**Data supplied:**
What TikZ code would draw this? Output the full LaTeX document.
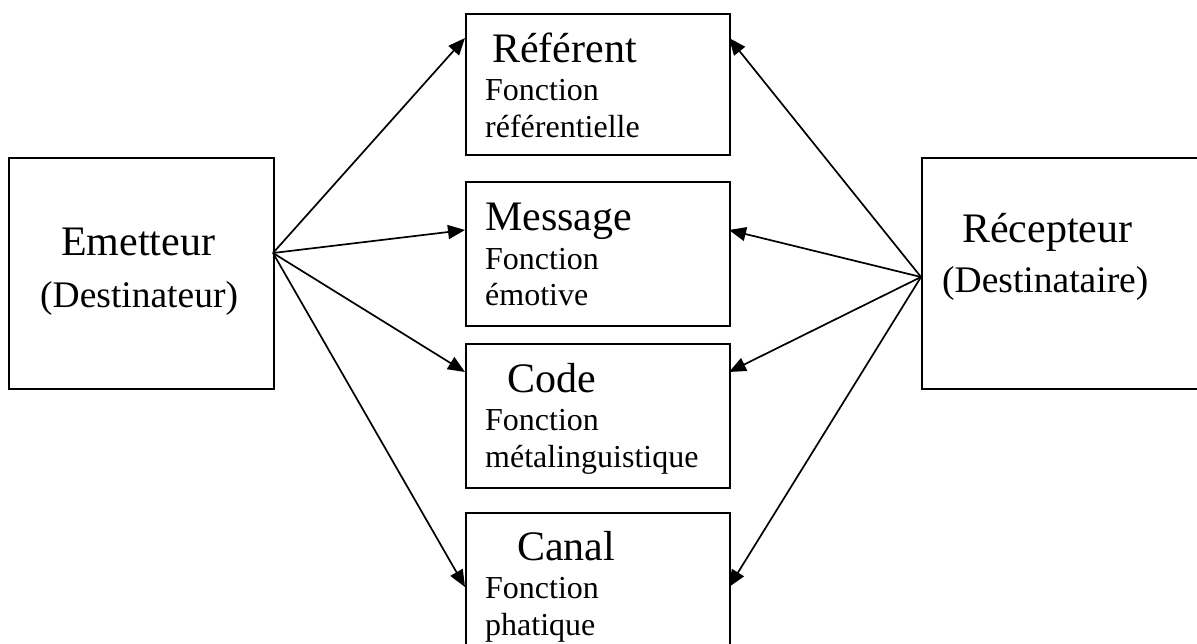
\documentclass[tikz,border=0pt]{standalone}
\usepackage{fontspec}
\setmainfont{Liberation Serif}
\usetikzlibrary{arrows.meta}
\begin{document}
\begin{tikzpicture}[x=1pt,y=-1pt,
  box/.style={draw,line width=1.9pt,inner sep=0pt,anchor=north west},
  big/.style={anchor=base west,inner sep=0pt,font=\fontsize{42}{42}\selectfont},
  mid/.style={anchor=base west,inner sep=0pt,font=\fontsize{37.5}{37.5}\selectfont},
  small/.style={anchor=base west,inner sep=0pt,font=\fontsize{32}{32}\selectfont},
  link/.style={line width=1.7pt,-{Triangle[length=17pt,width=14pt]}}]
\useasboundingbox (0,0) rectangle (1197,643);
% boxes
\node[box,minimum width=265pt,minimum height=231pt] (em) at (8,157) {};
\node[box,minimum width=300pt,minimum height=231pt] (rc) at (921,157) {};
\node[box,minimum width=264pt,minimum height=141pt] (ref) at (465,13) {};
\node[box,minimum width=264pt,minimum height=144pt] (msg) at (465,181) {};
\node[box,minimum width=264pt,minimum height=144pt] (cod) at (465,343) {};
\node[box,minimum width=264pt,minimum height=150pt] (can) at (465,512) {};
% texts
\node[big] (t1) at (61,255) {Emetteur};
\node[mid] (t2) at (40,307) {(Destinateur)};
\node[big] (t3) at (962,242) {Récepteur};
\node[mid] (t4) at (942,292) {(Destinataire)};
\node[big] (t5) at (492,62) {Référent};
\node[small] (t6) at (485,100) {Fonction};
\node[small] (t7) at (485,137) {référentielle};
\node[big] (t8) at (485,230) {Message};
\node[small] (t9) at (485,269) {Fonction};
\node[small] (t10) at (485,305) {émotive};
\node[big] (t11) at (507,392) {Code};
\node[small] (t12) at (485,430) {Fonction};
\node[small] (t13) at (485,467) {métalinguistique};
\node[big] (t14) at (517,560) {Canal};
\node[small] (t15) at (485,598) {Fonction};
\node[small] (t16) at (485,635) {phatique};
% connector points
\coordinate (eo) at (273,253);
\coordinate (ro) at (921,277);
\coordinate (refL) at (465,38);
\coordinate (refR) at (729,38);
\coordinate (msgL) at (465,230);
\coordinate (msgR) at (729,230);
\coordinate (codL) at (465,372);
\coordinate (codR) at (729,372);
\coordinate (canL) at (465,587);
\coordinate (canR) at (729,587);
\draw[link] (eo) -- (refL);
\draw[link] (eo) -- (msgL);
\draw[link] (eo) -- (codL);
\draw[link] (eo) -- (canL);
\draw[link] (ro) -- (refR);
\draw[link] (ro) -- (msgR);
\draw[link] (ro) -- (codR);
\draw[link] (ro) -- (canR);
\end{tikzpicture}
\end{document}
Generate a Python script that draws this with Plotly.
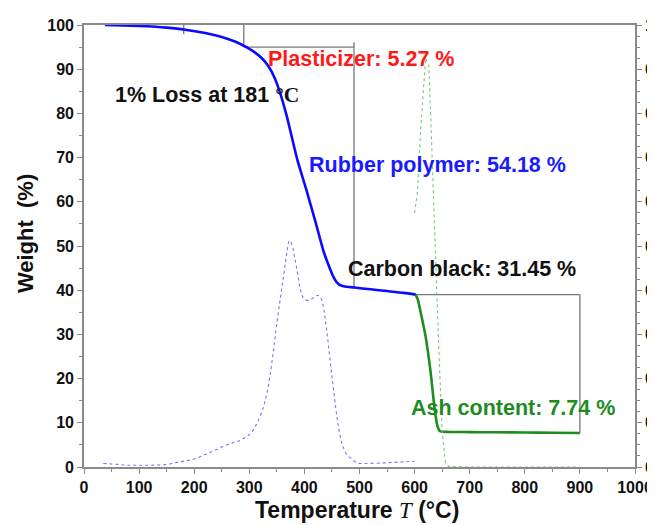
import plotly.graph_objects as go

# ---- data ----
# TGA weight curve (blue part: up to ~600 °C)
tga_blue_T = [38, 70, 100, 130, 150, 181, 220, 250, 275, 293, 310, 325, 335, 345, 355,
              368, 387, 405, 420, 435, 445, 452, 458, 464, 471, 490, 520, 550, 580, 602]
tga_blue_W = [100, 99.9, 99.8, 99.6, 99.4, 99.0, 98.2, 97.3, 96.2, 95.1, 93.8, 92.2, 90.6,
              88.3, 85.0, 79.4, 69.6, 62.1, 55.5, 48.7, 45.3, 43.2, 41.9, 41.2, 40.9, 40.6,
              40.2, 39.8, 39.4, 39.0]
# TGA weight curve (green part: ash)
tga_green_T = [602, 606, 611, 620, 629, 636, 641, 646, 655, 700, 750, 800, 850, 900]
tga_green_W = [39.0, 37.8, 35.0, 29.5, 21.5, 13.5, 9.5, 8.1, 7.95, 7.9, 7.85, 7.8, 7.75, 7.7]

# DTG curves (right axis)
dtg_blue_T = [35, 60, 80, 100, 120, 150, 175, 200, 225, 250, 270, 283, 302, 314, 326, 332,
              338, 344, 350, 356, 362, 367, 373, 378, 383, 388, 393, 398, 405, 412, 418,
              424, 429, 434, 441, 450, 459, 464, 469, 476, 484, 496, 510, 540, 570, 600]
dtg_blue_v = [0.008, 0.006, 0.004, 0.004, 0.004, 0.006, 0.012, 0.018, 0.031, 0.045, 0.055,
              0.060, 0.076, 0.099, 0.137, 0.167, 0.21, 0.265, 0.325, 0.379, 0.43, 0.475,
              0.512, 0.50, 0.47, 0.435, 0.40, 0.383, 0.377, 0.379, 0.385, 0.388, 0.385,
              0.365, 0.303, 0.205, 0.114, 0.075, 0.05, 0.03, 0.02, 0.009, 0.008, 0.009,
              0.011, 0.013]
dtg_green_T = [600, 605, 611, 618, 620, 626, 632, 638, 644, 650, 656, 662, 700, 800, 900]
dtg_green_v = [0.575, 0.62, 0.762, 0.908, 0.925, 0.908, 0.68, 0.47, 0.265, 0.08, 0.01,
               0.001, 0.0, 0.0, 0.0]

x_ticks = [0, 100, 200, 300, 400, 500, 600, 700, 800, 900, 1000]
y_ticks = [0, 10, 20, 30, 40, 50, 60, 70, 80, 90, 100]

# annotation texts
labels = ["Plasticizer: 5.27 %", "1% Loss at 181 <span style=\"font-family:Liberation Serif\">°C</span>",
          "Rubber polymer: 54.18 %", "Carbon black: 31.45 %", "Ash content: 7.74 %"]
label_x = [331, 53, 404, 476, 589]
label_y = [92.3, 84.1, 68.3, 44.9, 13.4]
label_colors = ["#ff1a1a", "#111111", "#1a1aff", "#111111", "#1e8c1e"]

x_title = "<b>Temperature <span style=\"font-family:Liberation Serif;font-weight:normal\"><i>T</i></span> (°C)</b>"
y_title = "<b>Weight  (%)</b>"

# guide lines (data coordinates)
guides = [
    (181, 100.3, 181, 97.9),
    (290, 101.4, 290, 95.0),
    (290, 95.0, 490, 95.0),
    (490, 96.1, 490, 40.6),
    (600, 39.0, 900, 39.0),
    (900, 39.0, 900, 7.7),
]

FONT = "Arial, Liberation Sans, sans-serif"
AXC = "#8a8a8a"
TICKFONT = dict(family=FONT, size=16, color="#111111", weight="bold")

fig = go.Figure()
fig.add_trace(go.Scatter(x=dtg_blue_T, y=dtg_blue_v, yaxis="y2", mode="lines",
                         line=dict(color="rgba(90,90,255,0.85)", width=1.1, dash="dot", shape="spline"),
                         showlegend=False))
fig.add_trace(go.Scatter(x=dtg_green_T, y=dtg_green_v, yaxis="y2", mode="lines",
                         line=dict(color="rgba(110,190,110,0.9)", width=1.1, dash="dot"),
                         showlegend=False))
fig.add_trace(go.Scatter(x=tga_blue_T, y=tga_blue_W, mode="lines",
                         line=dict(color="#0a0aff", width=2.6, shape="spline", smoothing=0.6),
                         showlegend=False))
fig.add_trace(go.Scatter(x=tga_green_T, y=tga_green_W, mode="lines",
                         line=dict(color="#1e8c1e", width=2.6, shape="spline", smoothing=0.6),
                         showlegend=False))

for (x0, y0, x1, y1) in guides:
    fig.add_shape(type="line", xref="x", yref="y", x0=x0, y0=y0, x1=x1, y1=y1,
                  line=dict(color="#777777", width=1.3), layer="below")

for t, x, y, c in zip(labels, label_x, label_y, label_colors):
    fig.add_annotation(x=x, y=y, xref="x", yref="y", text="<b>" + t + "</b>",
                       showarrow=False, xanchor="left", yanchor="middle",
                       font=dict(family=FONT, size=21.5, color=c))

# axis titles as annotations for exact placement
fig.add_annotation(x=0.495, y=-0.097, xref="paper", yref="paper", text=x_title,
                   showarrow=False, xanchor="center", yanchor="middle",
                   font=dict(family=FONT, size=23, color="#111111"))
fig.add_annotation(x=-0.107, y=0.527, xref="paper", yref="paper", text=y_title,
                   showarrow=False, xanchor="center", yanchor="middle", textangle=-90,
                   font=dict(family=FONT, size=22, color="#111111"))

fig.update_layout(
    width=647, height=517,
    margin=dict(l=76, r=20, t=17, b=58),
    paper_bgcolor="white", plot_bgcolor="white",
    font=dict(family=FONT, color="#111111"),
    xaxis=dict(range=[0, 1000], tickvals=x_ticks, ticks="outside", ticklen=5, tickwidth=1.2,
               tickcolor=AXC, showline=True, linecolor=AXC, linewidth=1.6, mirror=True,
               showgrid=False, zeroline=False, automargin=False,
               minor=dict(dtick=50, ticks="outside", ticklen=3, tickcolor=AXC),
               tickfont=TICKFONT),
    yaxis=dict(range=[0, 100], tickvals=y_ticks, ticks="outside", ticklen=5, tickwidth=1.2,
               tickcolor=AXC, showline=True, linecolor=AXC, linewidth=1.6,
               showgrid=False, zeroline=False, automargin=False,
               minor=dict(dtick=5, ticks="outside", ticklen=3, tickcolor=AXC),
               tickfont=TICKFONT),
    yaxis2=dict(range=[0, 1], overlaying="y", side="right", dtick=0.1, tickformat=".1f",
                ticks="outside", ticklen=5, tickwidth=1.2, tickcolor=AXC, showline=True,
                linecolor=AXC, linewidth=1.6, showgrid=False, zeroline=False,
                minor=dict(dtick=0.025, ticks="outside", ticklen=3, tickcolor=AXC),
                tickfont=TICKFONT, automargin=False),
)

fig.write_html("out.html")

**Work instructions:**
Copy out exactly the material that runs from the line with "Generate a Python" to the line with "7.8, 7.75, 7.7]", ends included, and leave the pictures behind.

**Task solution:**
Generate a Python script that draws this with Plotly.
import plotly.graph_objects as go

# ---- data ----
# TGA weight curve (blue part: up to ~600 °C)
tga_blue_T = [38, 70, 100, 130, 150, 181, 220, 250, 275, 293, 310, 325, 335, 345, 355,
              368, 387, 405, 420, 435, 445, 452, 458, 464, 471, 490, 520, 550, 580, 602]
tga_blue_W = [100, 99.9, 99.8, 99.6, 99.4, 99.0, 98.2, 97.3, 96.2, 95.1, 93.8, 92.2, 90.6,
              88.3, 85.0, 79.4, 69.6, 62.1, 55.5, 48.7, 45.3, 43.2, 41.9, 41.2, 40.9, 40.6,
              40.2, 39.8, 39.4, 39.0]
# TGA weight curve (green part: ash)
tga_green_T = [602, 606, 611, 620, 629, 636, 641, 646, 655, 700, 750, 800, 850, 900]
tga_green_W = [39.0, 37.8, 35.0, 29.5, 21.5, 13.5, 9.5, 8.1, 7.95, 7.9, 7.85, 7.8, 7.75, 7.7]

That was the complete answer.